DANS LA MAIN DES PUISSANTS
Il n’y a pas beaucoup d’espace pour les usagers et citoyens que nous sommes pour faire valoir nos droits.
La loi est la même pour tous, mais pour les humbles les frais de justice, l’administration, les explications, le vocabulaire... Tout fait obstacle. Les médiateurs ne manquent pas pour autant. Mais c’est comme ça, en attendant que l’Éducation nationale dispose de vrais moyens pour permettre à chaque enfant d’accéder à la connaissance, quelque soit son milieu... Ce qui est encore loin malgré les bonnes paroles de maître Blanquer sur son ministère perché.
En matière de retraite, pardi, voilà que le gouvernement, auquel nous éviterons le doublement de la dernière syllabe par une coquille malheureuse, clame, proteste, revendique une volonté unique d’appliquer à chacun les mêmes droits.
Au ras des pâquerettes, mais les mêmes. Sans complexe aucun, Jean-Paul Delevoye, héritier du gaullisme par Chirac, entend bien rétablir « l’égalité ».
Avec ostentation, il veut veiller à abolir les privilèges, si fait ! Des privilèges attribués sans vergogne et aux dépens du bon peuple. De quels privilèges parle-t-il ?

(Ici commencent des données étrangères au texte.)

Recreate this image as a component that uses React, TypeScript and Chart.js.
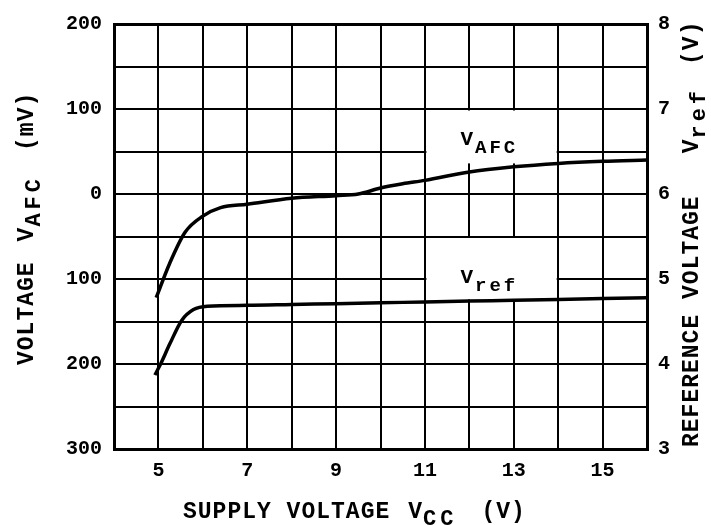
import React, { useEffect, useRef } from 'react';
import { Chart, registerables } from 'chart.js';

Chart.register(...registerables);

// ---- data ----
const vccAfc = [4.95, 5.25, 5.6, 6.0, 6.4, 7, 8, 9, 9.5, 10, 10.5, 11, 12, 13, 14, 15, 16];
const vafc = [-122, -82, -45, -26, -16, -12, -5, -2, 0, 7, 12, 16, 26, 32, 36, 38.5, 40];

const vccRef = [4.92, 5.04, 5.26, 5.52, 5.79, 6.1, 7, 8, 9, 10, 11, 12, 13, 14, 15, 16];
const vref = [3.87, 3.99, 4.24, 4.51, 4.64, 4.68, 4.69, 4.7, 4.71, 4.72, 4.73, 4.74, 4.75, 4.76, 4.77, 4.78];

const xTickValues = [5, 7, 9, 11, 13, 15];
const xTickLabels = ['5', '7', '9', '11', '13', '15'];
const leftTickValues = [-300, -200, -100, 0, 100, 200];
const leftTickLabels = ['300', '200', '100', '0', '100', '200'];
const rightTickValues = [3, 4, 5, 6, 7, 8];
const rightTickLabels = ['3', '4', '5', '6', '7', '8'];

const MONO = '"Liberation Mono", "DejaVu Sans Mono", monospace';
const TICK_FONT = { family: MONO, size: 20, weight: 'bold' as const };

type Seg = { t: string; sub?: boolean; gap?: number };

// Draws a title made of segments (subscripts lowered). (tx,ty) is the start of
// the text on its main baseline; rot is the rotation of the reading direction.
function drawRich(ctx: CanvasRenderingContext2D, segs: Seg[], tx: number, ty: number, rot: number) {
  const mainFont = `bold 23px ${MONO}`;
  const subFont = `bold 22px ${MONO}`;
  ctx.save();
  ctx.translate(tx, ty);
  ctx.rotate(rot);
  ctx.fillStyle = '#000';
  ctx.textBaseline = 'alphabetic';
  ctx.textAlign = 'left';
  const setFont = (s: Seg) => {
    ctx.font = s.sub ? subFont : mainFont;
    (ctx as any).letterSpacing = s.sub ? '4px' : '1px';
  };
  let x = 0;
  segs.forEach((s) => {
    x += s.gap || 0;
    setFont(s);
    ctx.fillText(s.t, x, s.sub ? 7 : 0);
    x += ctx.measureText(s.t).width;
  });
  ctx.restore();
}

function drawLabel(ctx: CanvasRenderingContext2D, main: string, sub: string, x: number, y: number) {
  ctx.save();
  ctx.fillStyle = '#000';
  ctx.textBaseline = 'alphabetic';
  ctx.textAlign = 'left';
  ctx.font = `bold 21px ${MONO}`;
  (ctx as any).letterSpacing = '0px';
  ctx.fillText(main, x, y);
  const w = ctx.measureText(main).width;
  ctx.font = `bold 19px ${MONO}`;
  (ctx as any).letterSpacing = '3px';
  ctx.fillText(sub, x + w + 2, y + 8);
  ctx.restore();
}

const annotPlugin = {
  id: 'annot',
  beforeDatasetsDraw(chart: any) {
    const { ctx, scales } = chart;
    const xs = scales.x;
    const y1 = scales.y1;
    ctx.save();
    ctx.fillStyle = '#fff';
    const boxes = [
      [11, 14, 7, 6.36],
      [11, 14, 5.5, 4.76],
    ];
    boxes.forEach(([xa, xb, ya, yb]) => {
      const l = xs.getPixelForValue(xa) + 1.5;
      const r = xs.getPixelForValue(xb) - 1.5;
      const t = y1.getPixelForValue(ya) + 1.5;
      const b = y1.getPixelForValue(yb);
      ctx.fillRect(l, t, r - l, b - t);
    });
    ctx.restore();
  },
  afterDraw(chart: any) {
    const { ctx, scales } = chart;
    const xs = scales.x;
    const y1 = scales.y1;
    drawLabel(ctx, 'V', 'AFC', xs.getPixelForValue(11.8), y1.getPixelForValue(6.58));
    drawLabel(ctx, 'V', 'ref', xs.getPixelForValue(11.8), y1.getPixelForValue(4.95));
    // axis titles
    drawRich(
      ctx,
      [{ t: 'VOLTAGE' }, { t: 'V', gap: 20 }, { t: 'AFC', sub: true }, { t: '(mV)', gap: 24 }],
      33,
      365,
      -Math.PI / 2
    );
    drawRich(
      ctx,
      [{ t: 'REFERENCE VOLTAGE' }, { t: 'V', gap: 42 }, { t: 'ref', sub: true }, { t: '(V)', gap: 22 }],
      698,
      447,
      -Math.PI / 2
    );
    drawRich(
      ctx,
      [{ t: 'SUPPLY VOLTAGE' }, { t: 'V', gap: 18 }, { t: 'CC', sub: true }, { t: '(V)', gap: 24 }],
      183,
      518,
      0
    );
  },
};

function edgeWidth(min: number, max: number) {
  return (c: any) => (c.tick && (c.tick.value === min || c.tick.value === max) ? 3 : 2);
}

export default function App() {
  const ref = useRef<HTMLCanvasElement | null>(null);
  useEffect(() => {
    document.body.style.margin = '0';
    const canvas = ref.current!;
    const chart = new Chart(canvas, {
      type: 'line',
      data: {
        datasets: [
          {
            label: 'VAFC',
            data: vccAfc.map((x, i) => ({ x, y: vafc[i] })),
            yAxisID: 'y',
            borderColor: '#000',
            borderWidth: 3.5,
            pointRadius: 0,
            cubicInterpolationMode: 'monotone',
            fill: false,
          },
          {
            label: 'Vref',
            data: vccRef.map((x, i) => ({ x, y: vref[i] })),
            yAxisID: 'y1',
            borderColor: '#000',
            borderWidth: 3.5,
            pointRadius: 0,
            cubicInterpolationMode: 'monotone',
            fill: false,
          },
        ],
      },
      options: {
        animation: false,
        responsive: false,
        layout: { padding: { top: 16, left: 0, right: 0, bottom: 0 } },
        plugins: { legend: { display: false }, tooltip: { enabled: false } },
        scales: {
          x: {
            type: 'linear',
            min: 4,
            max: 16,
            afterFit: (s: any) => {
              s.height = 76;
            },
            ticks: {
              stepSize: 1,
              autoSkip: false,
              maxRotation: 0,
              padding: 10,
              color: '#000',
              font: TICK_FONT,
              callback: (v: any) => {
                const i = xTickValues.indexOf(Number(v));
                return i >= 0 ? xTickLabels[i] : '';
              },
            },
            grid: { color: '#000', lineWidth: edgeWidth(4, 16), drawTicks: false },
            border: { display: true, color: '#000', width: 3 },
          },
          y: {
            position: 'left',
            min: -300,
            max: 200,
            afterFit: (s: any) => {
              s.width = 114;
            },
            ticks: {
              stepSize: 50,
              autoSkip: false,
              padding: 12,
              color: '#000',
              font: TICK_FONT,
              callback: (v: any) => {
                const i = leftTickValues.indexOf(Number(v));
                return i >= 0 ? leftTickLabels[i] : '';
              },
            },
            grid: { color: '#000', lineWidth: edgeWidth(-300, 200), drawTicks: false },
            border: { display: true, color: '#000', width: 3 },
          },
          y1: {
            position: 'right',
            min: 3,
            max: 8,
            afterFit: (s: any) => {
              s.width = 64;
            },
            ticks: {
              stepSize: 1,
              autoSkip: false,
              padding: 11,
              color: '#000',
              font: TICK_FONT,
              callback: (v: any) => {
                const i = rightTickValues.indexOf(Number(v));
                return i >= 0 ? rightTickLabels[i] : '';
              },
            },
            grid: { drawOnChartArea: false, drawTicks: false },
            border: { display: true, color: '#000', width: 3 },
          },
        },
      },
      plugins: [annotPlugin],
    });
    return () => chart.destroy();
  }, []);
  return (
    <div style={{ width: 711, height: 525, background: '#fff' }}>
      <canvas ref={ref} width={711} height={525} />
    </div>
  );
}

Des 42 régimes dits spéciaux, qui le sont au réel car les salariés des secteurs concernés ont longtemps vécu plus d’injustice que les autres avant que de gagner, aux frais de haute lutte, des droits meilleurs pour supporter les aléas du lendemain. Un trait de plume abolirait ainsi des années de combats, de négociations, de sacrifices ? Alors que la pénibilité peine à être établie parce que la plupart des employeurs ne veulent pas admettre que leurs profits se font sur les reins de leurs salariés.

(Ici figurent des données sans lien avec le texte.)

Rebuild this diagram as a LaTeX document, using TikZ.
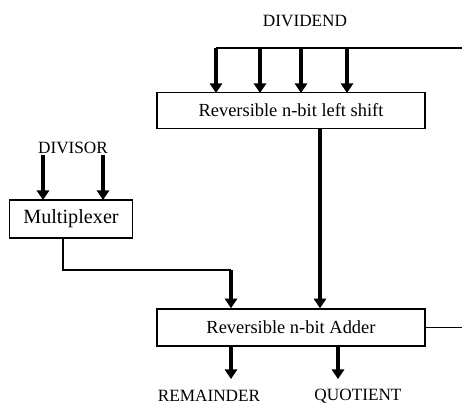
\documentclass[tikz,border=0pt]{standalone}
\usepackage{fontspec}
\setmainfont{Liberation Serif}
\usetikzlibrary{arrows.meta}

\tikzset{
  block/.style={draw, line width=0.9pt, inner sep=0pt, font=\fontsize{10.5}{12}\selectfont},
  wire/.style={line width=0.7pt},
  bus/.style={line width=1.9pt, -{Triangle[width=7pt,length=5.5pt]}},
  lbl/.style={font=\fontsize{9.8}{11}\selectfont}
}

\begin{document}
\begin{tikzpicture}[x=0.02cm, y=-0.02cm]
    \useasboundingbox (0,0) rectangle (462,403);
    \node[block, minimum width=5.36cm, minimum height=0.72cm] (shift) at (291,110.5) {Reversible n-bit left shift};
    \node[block, minimum width=2.46cm, minimum height=0.76cm, font=\fontsize{11.5}{13}\selectfont] (mux) at (71,219) {Multiplexer};
    \node[block, minimum width=5.36cm, minimum height=0.74cm] (adder) at (291,327.5) {Reversible n-bit Adder};
    \node[lbl] (dividend) at (305,21) {DIVIDEND};
    \node[lbl] (divisor) at (73,148) {DIVISOR};
    \node[lbl] (rem) at (209,396) {REMAINDER};
    \node[lbl] (quot) at (358,396) {QUOTIENT};
    \coordinate (top) at (462,48);
    \coordinate (right) at (462,327.5);
    \coordinate (bend) at (231,270);
    % dividend bus
    \draw[wire] (216,48) -- (top);
    \foreach \x in {216,260,301,347}
        \draw[bus] (\x,48) -- (\x,93);
    % divisor inputs
    \foreach \x in {43,103}
        \draw[bus] (\x,155) -- (\x,200);
    \draw[wire] (mux.south -| 63,0) |- (bend);
    \draw[bus] (bend) -- (adder.north -| bend);
    \draw[bus] (shift.south -| 320,0) -- (adder.north -| 320,0);
    \draw[wire] (adder.east) -- (right);
    \draw[bus] (adder.south -| 231,0) -- (231,379);
    \draw[bus] (adder.south -| 338,0) -- (338,379);
\end{tikzpicture}
\end{document}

Les victimes de l’amiante savent combien les employeurs responsables ont tout fait pour que ne soit pas établies de fautes de leurs parts. Les inspecteurs du travail connaissent les méandres des subtilités du patronat pour les accidents du travail et les maladies professionnelles. Combien de retraités atteints par la maladie ont dû, en plus, recourir à la justice pendant des années pour essayer, souvent en vain, de faire reconnaître leurs affres comme maladie professionnelle ?
Messieurs les puissants, ne perdez pas de temps à nous faire accroire que vous êtes innocents comme l’agneau sorti du ventre de la brebis. Personne ne veut vous mettre la tête sous la guillotine, ni sur le billot.
Dans un océan de mauvaise foi, parfois meurtrière, défiez-vous quand même que le peuple ne vienne vous chatouiller les pieds à force de lassitude.
Après l’épisode, mal éteint, des Gilets jaunes, il serait plus prudents, messieurs les puissants d’être moins condescendants. Le 24 septembre sera un avant-goût des mobilisations à venir. Vous avez toutes les cartes en main. Ne choisissez pas les pires.